## Figure scripts
::::

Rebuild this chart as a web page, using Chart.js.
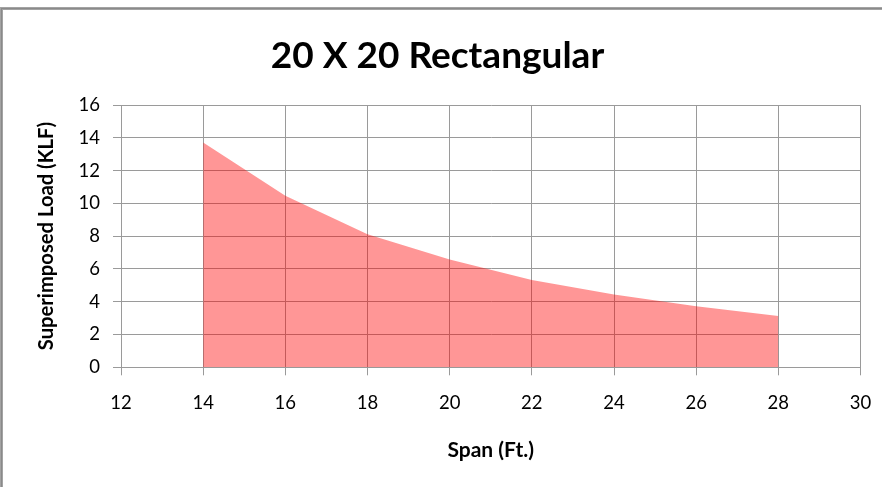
<!DOCTYPE html>
<html>
<head>
<meta charset="utf-8">
<script src="https://cdn.jsdelivr.net/npm/chart.js@4"></script>
<style>
  html, body { margin: 0; padding: 0; background: #ffffff; overflow: hidden; }
  #frame { position: absolute; left: 0; top: 7px; width: 2000px; height: 2000px;
           border: 3px solid #a3a3a3; box-sizing: border-box; }
  #frame2 { position: absolute; left: 1px; top: 8px; width: 2000px; height: 2000px;
           border-left: 1px solid #8a8a8a; border-top: 1px solid #8a8a8a; }
  canvas { position: absolute; left: 0; top: 0; }
</style>
</head>
<body>
<div id="frame"></div>
<div id="frame2"></div>
<canvas id="c" width="882" height="487"></canvas>
<script>
const chartTitle = '20 X 20 Rectangular';
const xAxisTitle = 'Span (Ft.)';
const yAxisTitle = 'Superimposed Load (KLF)';
const spans = [14, 16, 18, 20, 22, 24, 26, 28];
const loads = [13.72, 10.46, 8.12, 6.57, 5.33, 4.44, 3.72, 3.13];
const xTicks = [12, 14, 16, 18, 20, 22, 24, 26, 28, 30];
const yTicks = [0, 2, 4, 6, 8, 10, 12, 14, 16];

const points = spans.map((s, i) => ({ x: s, y: loads[i] }));
const FONT = 'Lato, "Open Sans", sans-serif';

new Chart(document.getElementById('c'), {
  type: 'line',
  data: {
    datasets: [{
      data: points,
      fill: 'origin',
      backgroundColor: 'rgba(255, 0, 0, 0.41)',
      borderWidth: 0,
      borderColor: 'rgba(0,0,0,0)',
      pointRadius: 0,
      tension: 0
    }]
  },
  options: {
    responsive: false,
    animation: false,
    events: [],
    layout: { padding: { left: 0, right: 7, top: 0, bottom: 0 } },
    plugins: {
      legend: { display: false },
      tooltip: { enabled: false },
      title: {
        display: true,
        text: chartTitle,
        color: '#000000',
        font: { family: FONT, size: 37, weight: 'bold', lineHeight: 1.2 },
        padding: { top: 34, bottom: 26.6 }
      }
    },
    scales: {
      x: {
        type: 'linear',
        min: xTicks[0],
        max: xTicks[xTicks.length - 1],
        afterBuildTicks: (s) => { s.ticks = xTicks.map(v => ({ value: v })); },
        afterFit: (s) => { s.height = 119.7; s.paddingLeft = 0; s.paddingRight = 21.5; },
        grid: { color: '#9a9a9a', lineWidth: 1, tickLength: 8, drawTicks: true },
        border: { color: '#9a9a9a', width: 1 },
        ticks: { color: '#000000', padding: 17, maxRotation: 0,
                 font: { family: FONT, size: 18.5, lineHeight: 1.2 } },
        title: {
          display: true, text: xAxisTitle, color: '#000000',
          font: { family: FONT, size: 21, weight: 'bold', lineHeight: 1.2 },
          padding: { top: 0, bottom: 24.4 }
        }
      },
      y: {
        type: 'linear',
        min: yTicks[0],
        max: yTicks[yTicks.length - 1],
        afterBuildTicks: (s) => { s.ticks = yTicks.map(v => ({ value: v })); },
        afterFit: (s) => { s.width = 121; },
        grid: { color: '#9a9a9a', lineWidth: 1, tickLength: 8, drawTicks: true },
        border: { color: '#9a9a9a', width: 1 },
        ticks: { color: '#000000', padding: 13,
                 font: { family: FONT, size: 18.5, lineHeight: 1.2 } },
        title: {
          display: true, text: yAxisTitle, color: '#000000',
          font: { family: FONT, size: 20.2, weight: 'bold', lineHeight: 1.2 },
          padding: { top: 34.4, bottom: 0 }
        }
      }
    }
  }
});
</script>
</body>
</html>
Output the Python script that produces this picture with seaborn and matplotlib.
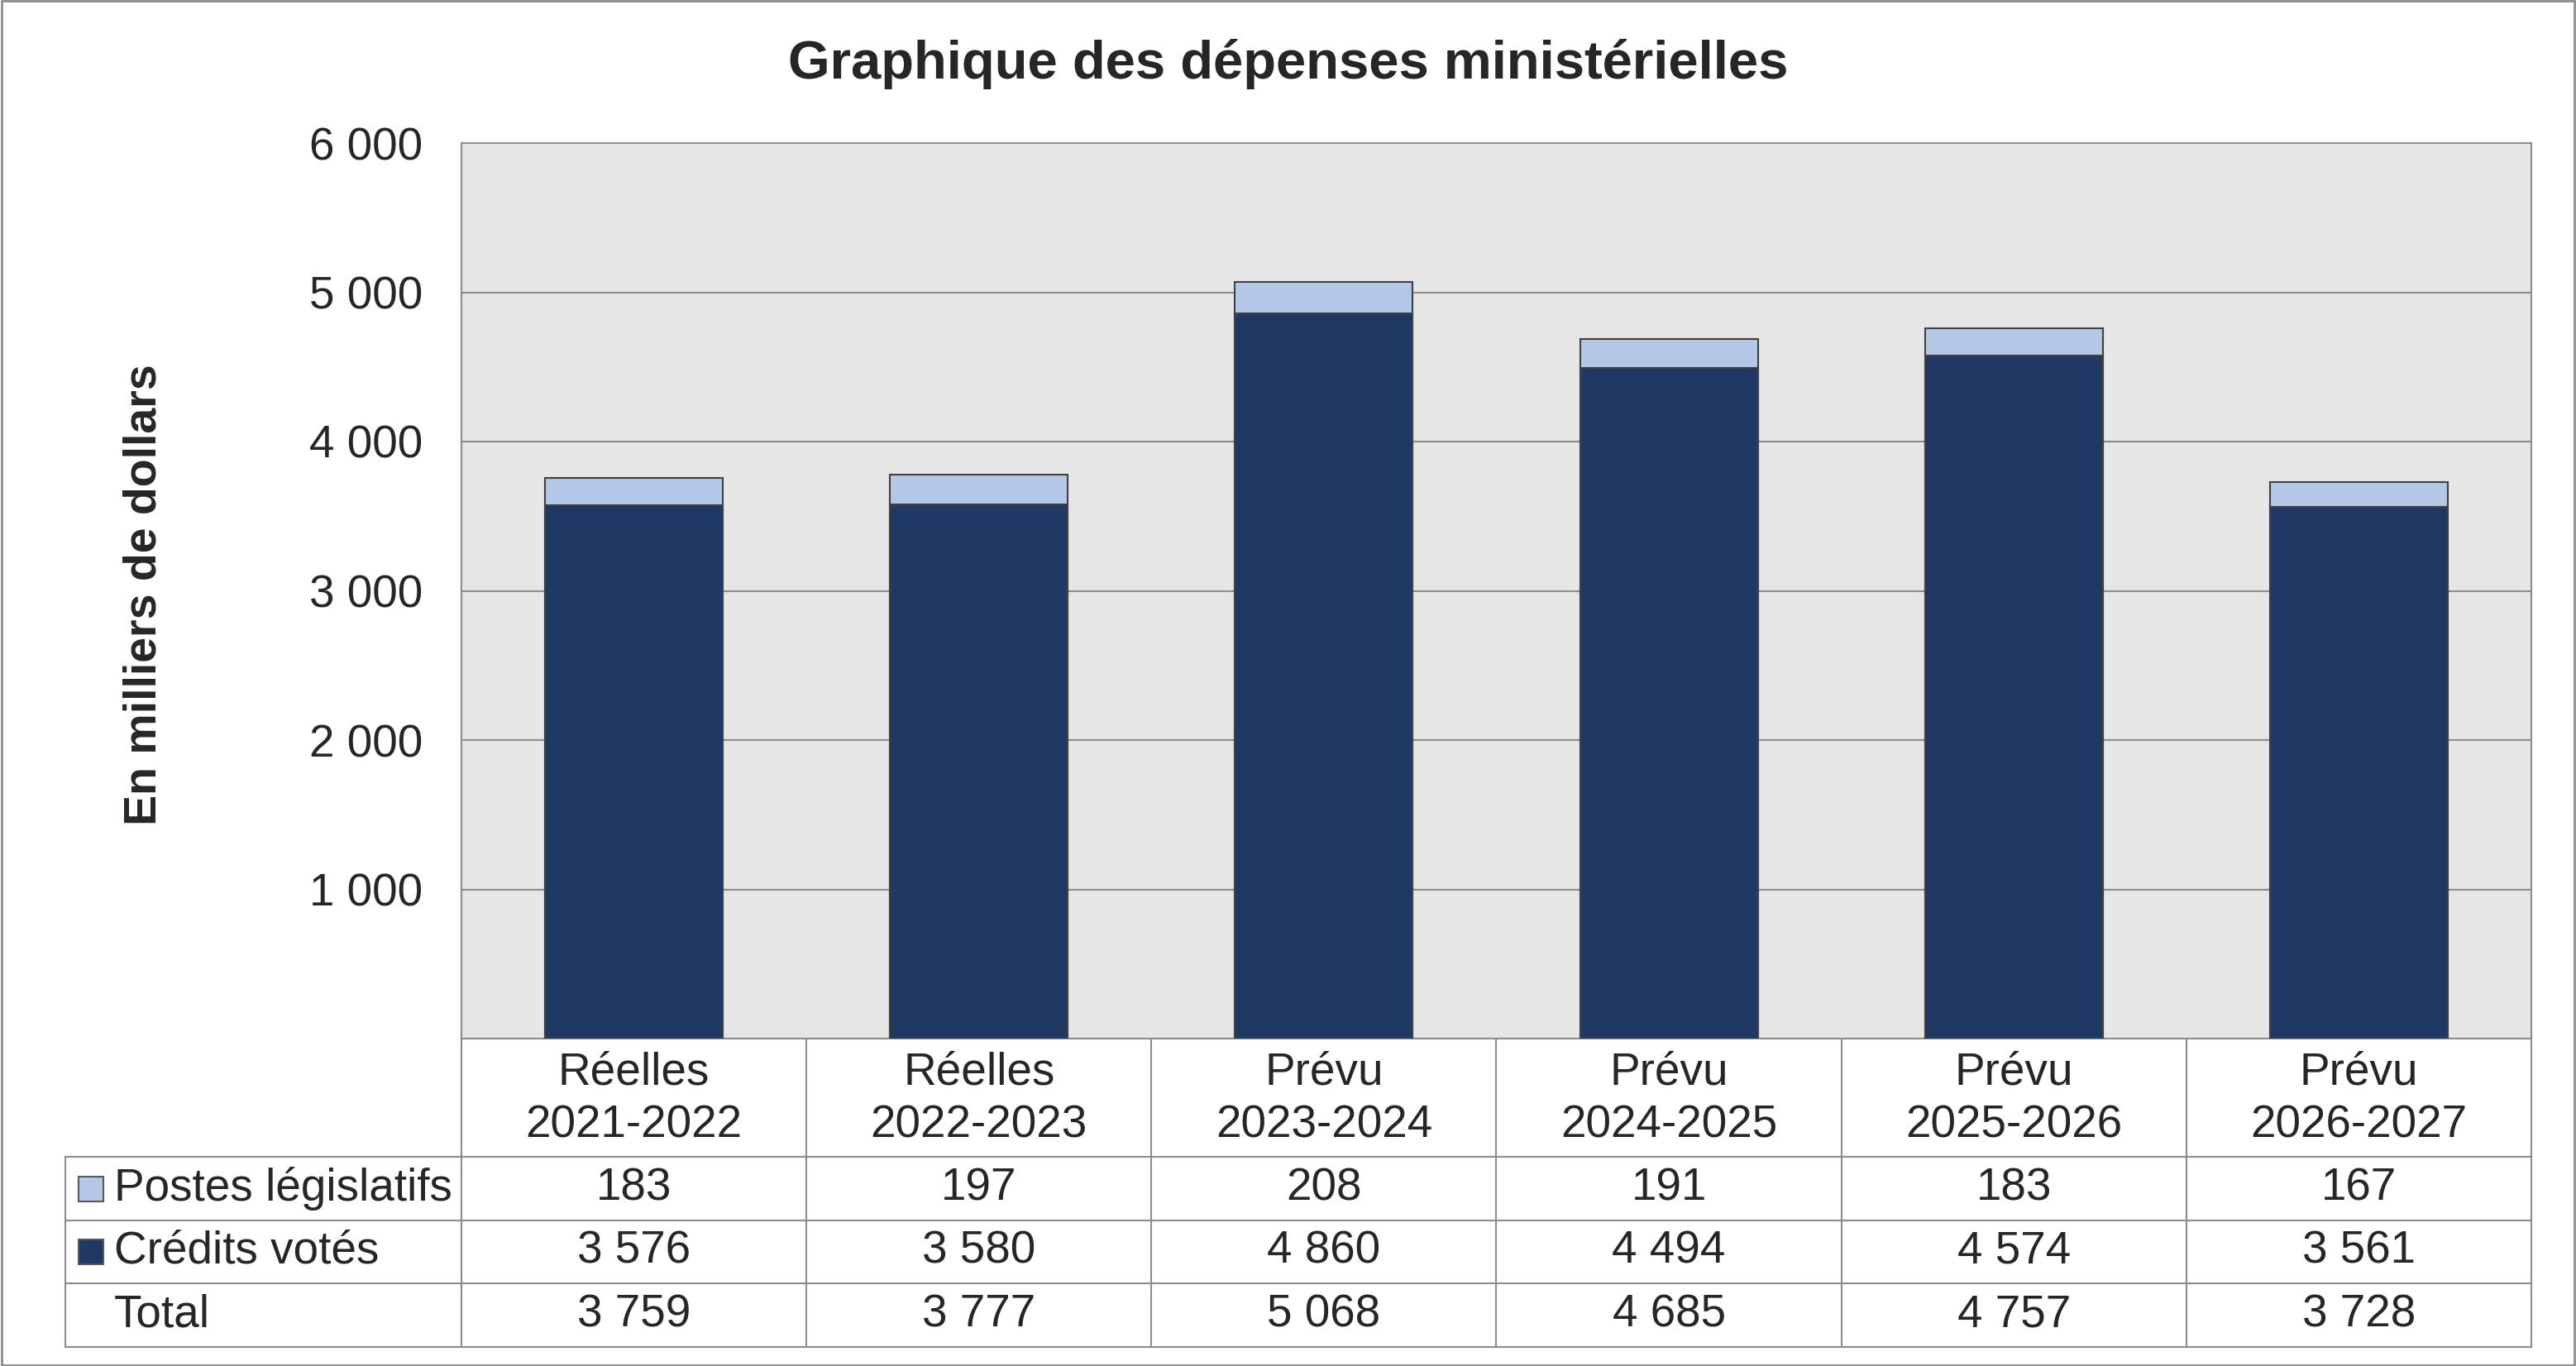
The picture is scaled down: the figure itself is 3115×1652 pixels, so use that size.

::::

## TASK STATEMENT
Starting at the line with "Output the Python", output each line through the final one of the listing above, and nothing else. Pictures are to be left out.

## OUTPUT BELOW
Output the Python script that produces this picture with seaborn and matplotlib.
The picture is scaled down: the figure itself is 3115×1652 pixels, so use that size.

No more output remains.